Ativismo judicial e separação de poderes
Vários especialistas criticaram o ativismo judicial observado na decisão do STF. João Fábio Azevedo, do Moraes Pitombo Advogados, observa que a decisão levanta sérias preocupações sobre o avanço do Poder Judiciário em matérias de competência do Poder Legislativo. “Questões de grande complexidade e impacto social, como essas, deveriam ser objeto de um projeto de lei.”
Anderson Araújo, advogado da Goulart Penteado Advogados, argumenta que a mudança desloca o equilíbrio entre princípios constitucionais. “O maior risco desta consolidação é o aumento de solicitações de remoção de conteúdos baseadas em alegações genéricas de violação à honra e imagem, especialmente durante o período eleitoral.”
Os advogados também questionam a viabilidade prática das novas regras. “Exigir que as plataformas fiscalizem a obediência a termos subjetivos pode acarretar em análises incorretas.
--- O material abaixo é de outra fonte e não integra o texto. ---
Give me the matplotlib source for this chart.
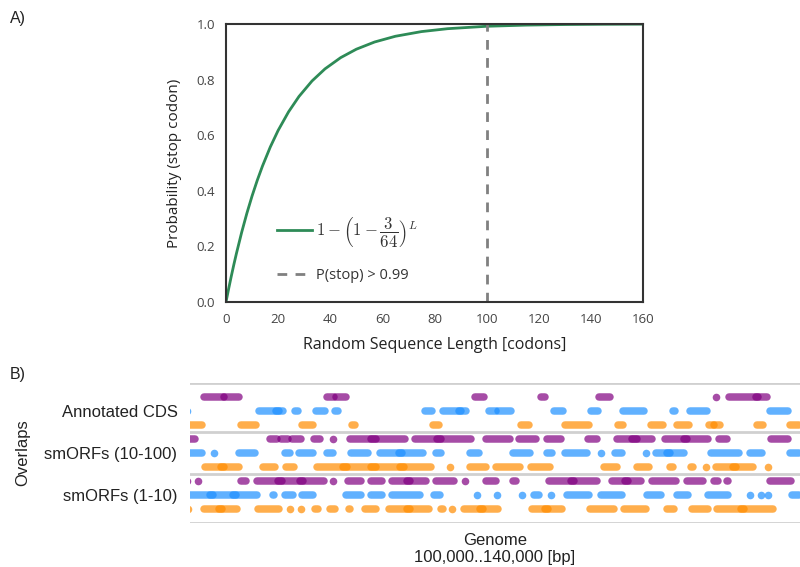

Atualmente, a inteligência artificial disponível não é capaz de realizar uma moderação tão subjetiva”, analisa Ana Luíza Kadi.
“Após uma década de vigência do Marco Civil, o tratamento benéfico dado às plataformas já não se justifica. No entanto, é imprescindível que mudanças estruturais sejam conduzidas pelo Legislativo e não apenas pelo Judiciário, garantindo ampla discussão democrática”, avalia João Fábio Azevedo e Azeredo.
O julgamento será retomado no dia 11 de dezembro, com os votos de outros dez ministros. Se a posição de Toffoli for majoritária, o Congresso terá o desafio de criar uma legislação específica sobre violência digital e desinformação em até 18 meses.
Independentemente do desfecho, o julgamento no STF reflete um momento de transformação no Brasil, em que a sociedade busca respostas para os desafios de um mundo cada vez mais digital. O futuro das redes sociais no país pode ser redesenhado, em um esforço de equilibrar liberdade, segurança e responsabilidade.